In 2016, the Alphawood Foundation, which was founded by Eychaner, created the Alphawood Gallery. The inaugural exhibition was “Art AIDS America Chicago,” which looked at how artists responded to the HIV/AIDS epidemic in the 1980s and ‘90s.
The gallery moved to 659 W. Wrightwood in 2018, into a conversion of a four-story, 1929-30 apartment building designed by celebrated Japanese architect Tadao Ando, and took the address as its current name. The boutique museum specializes in Asian and socially engaged art and architecture, particularly work dealing with LGBTQ+ issues.
Starting in early March, the museum began construction on a three-story, 10,000 square-foot satellite structure at 673 W. Wrightwood, on the site of two former 19th-century residences. In between the current museum and this expansion sits Eychaner’s home – the latter buildings also designed by Ando.

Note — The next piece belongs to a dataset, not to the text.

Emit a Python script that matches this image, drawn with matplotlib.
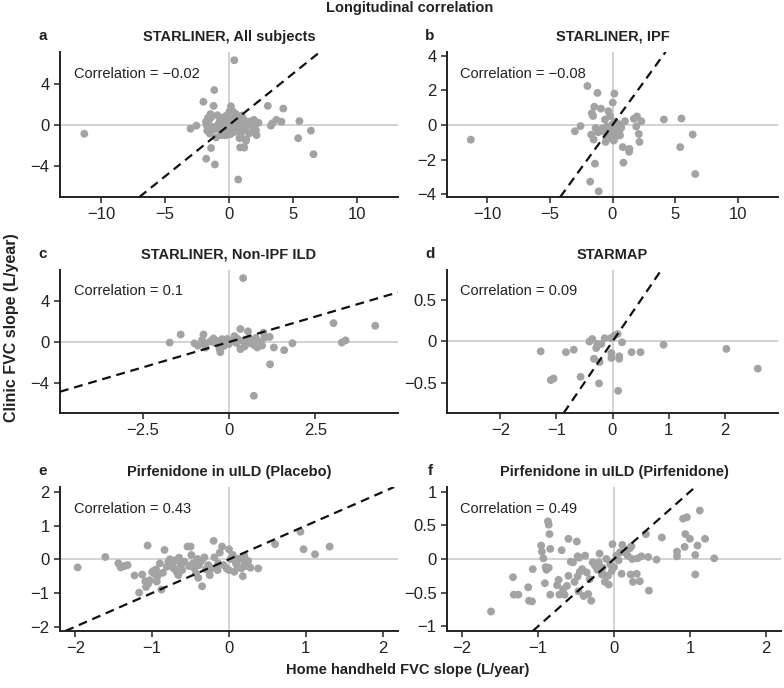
import matplotlib.pyplot as plt
from matplotlib.ticker import FuncFormatter

plt.rcParams['font.family'] = ['Liberation Sans', 'DejaVu Sans']

# STARLINER, IPF subjects (home slope, clinic slope)
ipf_x = [-11.3, -2.0, -1.2, 0.15, 0.02, -1.45, -0.92, -1.65, -1.55, -0.32, -0.2, -0.6,
         -2.55, -3.0, -1.7, -1.5, -1.35, -1.15, -0.75, -0.45, -0.55, -0.5, -0.3, -0.15,
         0.0, 0.15, 0.35, 0.5, 0.55, 0.6, 0.3, -0.05, 0.2, -0.2, 1.0, 0.82, 0.87, 1.35,
         1.32, 1.7, 1.95, 1.9, 2.3, 2.1, 2.15, -1.4, -1.78, -1.1, 4.1, 5.5, 5.4, 6.4,
         6.6, -0.8, 0.7, -0.35, 0.1]
ipf_y = [-0.85, 2.26, 1.86, 1.82, 1.3, 1.06, 0.95, 0.68, 0.52, 0.8, 0.52, 0.32,
         -0.06, -0.36, -0.56, -0.84, -0.18, -0.42, -0.36, -0.08, -0.98, -0.7, -0.45, -0.2,
         0.05, -0.35, -0.1, 0.05, -0.35, -0.6, -0.65, -0.55, 0.2, -0.75, 0.22, -1.28, -2.18, -1.38,
         -1.55, 0.36, 0.5, -0.08, 0.22, -0.52, -0.98, -2.24, -3.28, -3.84, 0.32, 0.38, -1.28, -0.55,
         -2.84, -0.2, -0.15, -0.3, -0.9]

# STARLINER, non-IPF ILD subjects
nonipf_x = [0.41, -1.72, -1.4, -1.0, -0.9, -0.74, -0.78, -0.72, -0.68, -0.45, -0.4, -0.33,
            -0.27, -0.25, -0.2, -0.12, -0.05, 0.0, 0.08, 0.16, 0.22, 0.33, 0.55, 0.33,
            0.4, 0.48, 0.55, 0.6, 0.68, 0.72, 0.82, 0.9, 0.96, 1.0, 1.03, 1.18, 1.19,
            1.3, 1.6, 1.84, 3.03, 3.27, 3.38, 4.24, 0.72, -0.55, 0.25, -0.15, 0.45, 0.78]
nonipf_y = [6.3, -0.06, 0.74, -0.13, -0.35, 0.74, 0.2, -0.13, -0.55, 0.35, -0.1, 0.1,
            -0.7, -1.0, 0.28, -0.05, 0.3, -0.2, 0.1, 0.58, -0.1, 1.28, 1.05, -0.7,
            0.1, -0.2, 0.3, -0.1, 0.15, -0.3, -0.54, 0.0, -0.35, 0.92, 0.42, 0.5, -2.2,
            -0.54, -0.8, -0.12, 1.86, -0.06, 0.16, 1.6, -5.3, 0.05, 0.3, -0.4, -0.45, 0.4]

# subjects shown only in the all-subjects panel
other_x = [-1.15, -1.0, -0.6, 0.5, 1.1, 1.5, -0.2, 2.0, 3.7, -1.8, 0.9, 1.3]
other_y = [3.4, -1.2, 0.6, 0.7, -0.4, 0.1, 0.9, -0.3, 0.5, 0.3, -1.0, 0.3]

all_x = ipf_x + nonipf_x + other_x
all_y = ipf_y + nonipf_y + other_y

# STARMAP
starmap_x = [-1.28, -0.83, -0.69, -1.1, -1.05, -0.57, -0.41, -0.36, -0.29, -0.27, -0.2, -0.14,
             -0.03, 0.03, 0.09, 0.17, -0.33, -0.23, -0.02, -0.02, 0.12, 0.12, -0.24, 0.1,
             0.34, 0.5, 0.91, 2.03, 2.59]
starmap_y = [-0.12, -0.13, -0.1, -0.47, -0.45, -0.43, 0.0, 0.03, -0.08, -0.03, -0.03, 0.04,
             0.04, 0.07, 0.09, -0.01, -0.21, -0.25, -0.14, -0.2, -0.18, -0.21, -0.51, -0.6,
             -0.13, -0.13, -0.04, -0.09, -0.33]

# Pirfenidone in uILD, placebo arm
placebo_x = [-1.97, -1.61, -1.44, -1.41, -1.32, -1.23, -1.13, -1.17, -1.06, -1.09, -1.05, -1.08,
             -1.03, -1.0, -0.98, -0.96, -0.93, -0.95, -0.88, -0.94, -0.84, -0.81, -0.79, -0.77,
             -0.74, -0.72, -0.7, -0.68, -0.66, -0.63, -0.61, -0.58, -0.54, -0.5, -0.49, -0.47,
             -0.45, -0.43, -0.41, -0.39, -0.4, -0.35, -0.32, -0.27, -0.25, -0.23, -0.2, -0.19,
             -0.17, -0.15, -0.14, -0.09, -0.07, -0.03, 0.0, 0.02, 0.05, 0.07, 0.09, 0.11,
             0.13, 0.16, 0.18, 0.2, 0.22, 0.25, 0.28, 0.38, 0.6, 0.93, 0.97, 1.12,
             1.31, -0.6, -0.52, -0.36, -0.3, -0.12, 0.0, -0.86, -0.9, -1.36, 0.2, -0.65]
placebo_y = [-0.24, 0.07, -0.12, -0.24, -0.17, -0.48, -0.45, -0.99, 0.41, -0.65, -0.72, -0.82,
             -0.62, -0.38, -0.34, -0.44, -0.5, -0.3, -0.9, -0.66, 0.28, -0.22, -0.07, 0.0,
             -0.14, -0.27, -0.03, -0.37, -0.47, -0.17, -0.32, -0.07, 0.38, 0.38, 0.13, -0.12,
             -0.27, -0.42, 0.01, -0.17, -0.55, -0.8, 0.06, -0.17, -0.47, -0.27, 0.55, 0.06,
             -0.27, -0.32, -0.12, 0.38, -0.17, -0.27, -0.32, 0.01, 0.13, -0.37, -0.12, -0.22,
             0.02, -0.27, -0.5, -0.1, -0.2, -0.05, -0.25, -0.27, 0.45, 0.82, 0.3, 0.15,
             0.38, -0.1, -0.2, -0.05, -0.3, 0.2, 0.3, -0.4, -0.12, -0.2, 0.1, 0.05]

# Pirfenidone in uILD, pirfenidone arm
pirf_x = [-1.62, -1.33, -1.32, -1.26, -1.13, -1.12, -1.08, -1.07, -0.96, -0.95, -0.93, -0.9,
          -0.89, -0.86, -0.87, -0.86, -0.85, -0.84, -0.91, -0.84, -0.69, -0.73, -0.75, -0.72,
          -0.67, -0.62, -0.65, -0.6, -0.57, -0.54, -0.49, -0.48, -0.46, -0.47, -0.45, -0.48,
          -0.52, -0.42, -0.4, -0.34, -0.3, -0.28, -0.25, -0.22, -0.2, -0.15, -0.16, -0.12,
          -0.07, -0.14, -0.02, -0.1, -0.05, 0.0, 0.03, 0.06, 0.08, 0.11, 0.14, -0.08,
          -0.03, 0.1, 0.22, 0.25, 0.3, 0.34, 0.23, 0.21, 0.24, 0.31, 0.36, 0.42,
          0.46, 0.45, 0.56, 0.63, 0.83, 0.83, 0.93, 0.91, 0.96, 0.94, 1.0, 1.07,
          1.07, 1.1, 1.13, 1.2, 1.32, -0.36, -0.32, -0.38, -0.19, -0.6, 0.18]
pirf_y = [-0.78, -0.27, -0.53, -0.53, -0.42, -0.62, -0.63, -0.15, 0.2, 0.11, 0.01, -0.12,
          -0.16, -0.13, 0.56, 0.51, 0.37, 0.15, -0.36, -0.53, 0.13, -0.31, -0.39, -0.53,
          -0.45, -0.4, -0.53, 0.3, -0.04, -0.05, 0.26, 0.04, 0.02, -0.48, -0.19, -0.26,
          -0.34, -0.15, -0.55, -0.52, -0.62, -0.05, -0.1, -0.16, -0.05, -0.13, -0.23, -0.34,
          -0.38, -0.23, 0.22, 0.0, -0.08, -0.12, 0.05, -0.02, 0.1, 0.21, 0.1, -0.25,
          -0.18, -0.22, -0.23, -0.34, -0.22, -0.33, 0.19, 0.16, 0.0, 0.01, 0.04, 0.37,
          -0.47, 0.03, -0.01, 0.32, 0.11, 0.04, 0.18, 0.6, 0.62, 0.37, 0.3, 0.06,
          -0.23, 0.2, 0.72, 0.3, 0.01, -0.2, -0.3, 0.05, 0.08, -0.25, 0.05]

panels = [
    ("a", "STARLINER, All subjects", all_x, all_y, "Correlation = \u22120.02",
     (-13.2, 13.2), (-7.0, 7.1), [-10, -5, 0, 5, 10], [-4, 0, 4], (60, 52, 398, 197)),
    ("b", "STARLINER, IPF", ipf_x, ipf_y, "Correlation = \u22120.08",
     (-13.2, 13.2), (-4.17, 4.23), [-10, -5, 0, 5, 10], [-4, -2, 0, 2, 4], (447, 52, 778, 197)),
    ("c", "STARLINER, Non-IPF ILD", nonipf_x, nonipf_y, "Correlation = 0.1",
     (-4.9, 4.9), (-7.0, 7.1), [-2.5, 0, 2.5], [-4, 0, 4], (60, 270, 398, 413)),
    ("d", "STARMAP", starmap_x, starmap_y, "Correlation = 0.09",
     (-2.95, 2.95), (-0.87, 0.87), [-2, -1, 0, 1, 2], [-0.5, 0, 0.5], (447, 270, 778, 413)),
    ("e", "Pirfenidone in uILD (Placebo)", placebo_x, placebo_y, "Correlation = 0.43",
     (-2.2, 2.2), (-2.13, 2.15), [-2, -1, 0, 1, 2], [-2, -1, 0, 1, 2], (60, 487, 398, 631)),
    ("f", "Pirfenidone in uILD (Pirfenidone)", pirf_x, pirf_y, "Correlation = 0.49",
     (-2.2, 2.2), (-1.07, 1.07), [-2, -1, 0, 1, 2], [-1, -0.5, 0, 0.5, 1], (447, 487, 781, 631)),
]

W, H = 784, 688
fig = plt.figure(figsize=(W / 100, H / 100), dpi=100)

fmt = FuncFormatter(lambda v, pos: f"{v:g}".replace("-", "\u2212"))

for letter, title, xs, ys, corr, xlim, ylim, xticks, yticks, (l, t, r, b) in panels:
    ax = fig.add_axes([l / W, 1 - b / H, (r - l) / W, (b - t) / H])
    ax.axhline(0, color="#cfcfcf", lw=1.3, zorder=1)
    ax.axvline(0, color="#cfcfcf", lw=1.3, zorder=1)
    ax.scatter(xs, ys, s=32, color="#a3a3a3", edgecolors="none", zorder=2)
    ax.axline((0, 0), slope=1, color="#111111", lw=1.6, dashes=(4, 2.6), zorder=3)
    ax.set_xlim(xlim)
    ax.set_ylim(ylim)
    ax.set_xticks(xticks)
    ax.set_yticks(yticks)
    ax.xaxis.set_major_formatter(fmt)
    ax.yaxis.set_major_formatter(fmt)
    ax.tick_params(labelsize=12, length=4.5, width=1.1, pad=3, color="#222222",
                   labelcolor="#222222")
    for side in ["top", "right"]:
        ax.spines[side].set_visible(False)
    for side in ["left", "bottom"]:
        ax.spines[side].set_linewidth(1.4)
        ax.spines[side].set_color("#222222")
    ax.set_title(title, fontsize=10.5, fontweight="bold", pad=8, color="#222222")
    ax.text(0.04, 0.85, corr, transform=ax.transAxes, fontsize=10.5, va="center",
            color="#222222")
    fig.text((l - 17) / W, 1 - (t - 16) / H, letter, fontsize=11, fontweight="bold",
             ha="center", va="center", color="#222222")

fig.text(410 / W, 1 - 8 / H, "Longitudinal correlation", fontsize=10.5, fontweight="bold",
         ha="center", va="center", color="#222222")
fig.text(408 / W, 1 - 670 / H, "Home handheld FVC slope (L/year)", fontsize=10.5,
         fontweight="bold", ha="center", va="center", color="#222222")
fig.text(12 / W, 1 - 328 / H, "Clinic FVC slope (L/year)", fontsize=11.5, fontweight="bold",
         ha="center", va="center", rotation=90, color="#222222")

fig.savefig("out.png", dpi=100)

Details about the new structure remain sketchy, including the timeline and how it will be used. “There are, at this moment, no finalized building plans,” said Chirag Badlani, executive director of the Alphawood Foundation. “There is no building permit filed. The only thing we have done so far is file the foundation permit and that particular work has been going on on the site. But the building design itself is sort of an on-going, iterative process.”
Mariah Keller, executive director of Wrightwood 659, said the institution has ideas of how the new structure will be used but no firm plans. “We see it as a parallel structure.” she said, “that will be programmed similarly to 659 – probably – but will allow for long-term installations, things like that, that we generally are not able to do in 659.”

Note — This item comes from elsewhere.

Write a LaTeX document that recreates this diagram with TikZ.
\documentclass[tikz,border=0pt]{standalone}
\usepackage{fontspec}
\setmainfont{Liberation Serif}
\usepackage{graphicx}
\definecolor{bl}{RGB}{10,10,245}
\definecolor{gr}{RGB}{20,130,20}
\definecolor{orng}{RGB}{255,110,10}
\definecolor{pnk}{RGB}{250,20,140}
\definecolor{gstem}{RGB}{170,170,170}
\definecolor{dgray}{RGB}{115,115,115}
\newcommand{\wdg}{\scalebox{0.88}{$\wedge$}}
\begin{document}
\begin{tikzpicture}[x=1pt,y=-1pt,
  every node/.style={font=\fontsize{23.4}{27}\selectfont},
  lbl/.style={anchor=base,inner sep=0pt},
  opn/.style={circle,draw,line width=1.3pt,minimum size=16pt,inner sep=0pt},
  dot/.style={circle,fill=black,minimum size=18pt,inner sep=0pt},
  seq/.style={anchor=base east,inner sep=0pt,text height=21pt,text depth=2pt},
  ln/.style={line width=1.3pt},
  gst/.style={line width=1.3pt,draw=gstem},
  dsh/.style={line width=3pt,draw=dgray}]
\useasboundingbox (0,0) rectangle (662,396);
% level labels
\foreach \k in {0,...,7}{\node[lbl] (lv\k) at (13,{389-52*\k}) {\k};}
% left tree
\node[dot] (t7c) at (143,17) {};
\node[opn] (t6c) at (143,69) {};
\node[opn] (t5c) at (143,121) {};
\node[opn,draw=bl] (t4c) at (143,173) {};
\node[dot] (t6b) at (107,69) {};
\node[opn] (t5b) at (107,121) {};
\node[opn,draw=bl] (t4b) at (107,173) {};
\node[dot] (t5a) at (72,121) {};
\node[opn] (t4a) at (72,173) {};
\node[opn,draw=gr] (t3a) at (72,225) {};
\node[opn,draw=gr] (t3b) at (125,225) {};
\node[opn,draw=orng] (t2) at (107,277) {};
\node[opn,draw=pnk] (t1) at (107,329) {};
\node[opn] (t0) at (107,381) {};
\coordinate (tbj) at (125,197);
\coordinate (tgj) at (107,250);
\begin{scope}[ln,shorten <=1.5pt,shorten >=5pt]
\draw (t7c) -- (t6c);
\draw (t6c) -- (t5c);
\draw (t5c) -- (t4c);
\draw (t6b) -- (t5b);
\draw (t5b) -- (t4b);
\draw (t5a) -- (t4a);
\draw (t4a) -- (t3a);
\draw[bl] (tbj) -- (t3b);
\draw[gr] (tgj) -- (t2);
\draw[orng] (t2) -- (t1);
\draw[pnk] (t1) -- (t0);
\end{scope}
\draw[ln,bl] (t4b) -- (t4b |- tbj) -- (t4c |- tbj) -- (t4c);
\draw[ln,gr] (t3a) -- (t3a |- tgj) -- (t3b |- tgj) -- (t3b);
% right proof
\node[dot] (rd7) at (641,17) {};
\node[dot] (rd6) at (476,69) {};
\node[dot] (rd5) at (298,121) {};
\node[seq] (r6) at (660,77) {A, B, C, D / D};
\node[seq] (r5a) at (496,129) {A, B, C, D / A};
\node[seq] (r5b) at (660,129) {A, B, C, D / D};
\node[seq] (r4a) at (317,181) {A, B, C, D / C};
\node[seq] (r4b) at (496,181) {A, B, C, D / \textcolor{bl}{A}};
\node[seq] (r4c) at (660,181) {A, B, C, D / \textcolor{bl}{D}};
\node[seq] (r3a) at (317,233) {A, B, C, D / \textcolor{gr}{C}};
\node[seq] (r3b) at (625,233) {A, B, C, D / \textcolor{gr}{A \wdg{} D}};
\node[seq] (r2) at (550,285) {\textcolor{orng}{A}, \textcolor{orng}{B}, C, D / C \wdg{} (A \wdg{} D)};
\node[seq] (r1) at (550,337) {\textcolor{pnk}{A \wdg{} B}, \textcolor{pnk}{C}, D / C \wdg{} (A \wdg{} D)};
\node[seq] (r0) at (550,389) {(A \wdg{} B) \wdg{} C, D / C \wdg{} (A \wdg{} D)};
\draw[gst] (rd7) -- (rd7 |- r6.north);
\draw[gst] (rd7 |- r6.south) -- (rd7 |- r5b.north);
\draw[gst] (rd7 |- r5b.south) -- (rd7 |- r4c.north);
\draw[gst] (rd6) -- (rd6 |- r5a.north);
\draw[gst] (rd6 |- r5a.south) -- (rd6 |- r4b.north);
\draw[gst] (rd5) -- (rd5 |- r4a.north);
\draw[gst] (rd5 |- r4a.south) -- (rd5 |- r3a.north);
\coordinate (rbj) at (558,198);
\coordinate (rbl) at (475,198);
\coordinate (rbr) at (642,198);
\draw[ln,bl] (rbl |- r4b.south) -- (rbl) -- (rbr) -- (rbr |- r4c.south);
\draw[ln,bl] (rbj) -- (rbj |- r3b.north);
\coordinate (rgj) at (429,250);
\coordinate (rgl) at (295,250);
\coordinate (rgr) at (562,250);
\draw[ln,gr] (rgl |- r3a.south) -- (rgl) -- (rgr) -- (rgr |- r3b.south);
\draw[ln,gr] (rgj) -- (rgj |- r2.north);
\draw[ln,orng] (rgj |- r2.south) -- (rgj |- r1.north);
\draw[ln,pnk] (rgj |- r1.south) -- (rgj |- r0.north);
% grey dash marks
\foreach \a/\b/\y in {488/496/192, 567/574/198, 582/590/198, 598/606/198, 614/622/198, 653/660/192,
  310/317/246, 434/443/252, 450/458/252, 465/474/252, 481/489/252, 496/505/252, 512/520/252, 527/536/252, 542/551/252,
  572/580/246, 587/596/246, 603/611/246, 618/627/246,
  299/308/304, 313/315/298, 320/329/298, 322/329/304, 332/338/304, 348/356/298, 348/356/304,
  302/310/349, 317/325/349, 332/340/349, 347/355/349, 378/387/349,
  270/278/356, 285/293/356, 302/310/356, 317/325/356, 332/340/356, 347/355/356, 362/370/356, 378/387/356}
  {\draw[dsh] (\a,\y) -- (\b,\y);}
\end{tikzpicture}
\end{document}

Beyond the legal matters in this lawsuit, this dispute points to broader issues surrounding the suitability of museums to residential neighborhoods.
Perhaps the most infamous clash between residents and a neighborhood museum took place in the 1990s in conjunction with the Barnes Foundation, a celebrated repository of a world-class collection of 20th-century art in the Philadelphia suburb of Merion. It led to the township imposing tight restrictions on the number of visitors, and those limits were one of the factors in the museum’s controversial decision to decamp to downtown Philadelphia in 2012.

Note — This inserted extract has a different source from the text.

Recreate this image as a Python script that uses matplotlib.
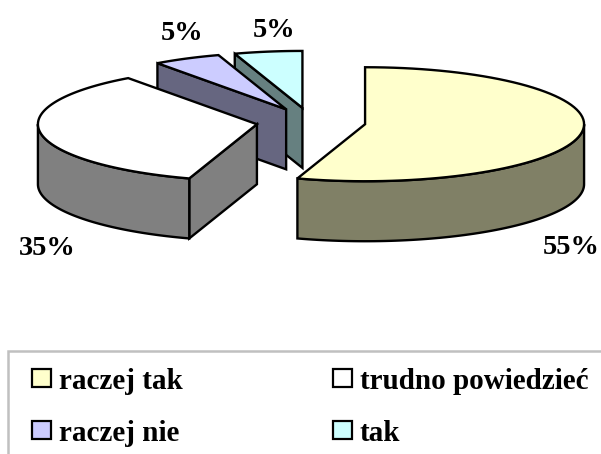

In December 2020, former South Side Ald. Sophia King proposed a Chicago ordinance that would restrict the conversion of residences into cultural institutions, but it was opposed by artists, preservationists and other community leaders and did not pass.
In a statement released at the time, King said she was not trying to “stop, inhibit or deter” such projects, but she believed it was important that neighborhoods where projects were proposed should have a say in their development and there should be some controls.
It is unclear how such an ordinance might have affected Wrightwood 659, which is housed in a converted residential building. Its attorneys say that the museum has received no complaints from neighborhood residents about the expansion, except for Berron.
And at least so far, the Park West Neighborhood Association has voiced no concerns about Wrightwood’s expansion or its acquisitions of properties in the neighborhood.
Jared Dittman, a resident who was suggested as a contact by Wrightwood representatives, voiced strong approval for the museum and its mission. “I always viewed it as a really big positive,” he said. “It’s been good for the neighborhood.”
He and his family lived within a block or so of the museum for nine years, and now reside less than a half mile away. In 2021, they moved into a condo at 675 W. Wrightwood, and sold the unit to Eychaner entities last summer after learning of the impending construction. Dittman described the transaction as “fair and honest.”
Berron also saw the original museum as a plus for the neighborhood, but now she is concerned about Eychaner and his acquisition of properties. She worries that her building will ultimately be torn down.
But Matt Klepper, the other attorney representing the associated Wrightwood entities, denies that claim. “If we were to buy Ms. Berron’s unit,” he said, “we would simply own all three units in a condo building that would remain a condo building.”
Bernstein said his side has offered her $2 million. She now says she would settle for $2.7 million, enough to cover some of attorney fees and money she put in to renovate her unit starting in 2017.
Berron and her attorneys filed emergency motions eight and six weeks ago for temporary restraining orders because of safety concerns surrounding the construction project, and Cook County Judge Joel Chupack denied both in a four-page order issued in late May.
However the dispute turns out, Berron does not believe there will be any true victory for her. “There’s no good outcome in any of this,” she said. “There’s no winning. I’m not winning anything. All I’m doing is standing up for myself.”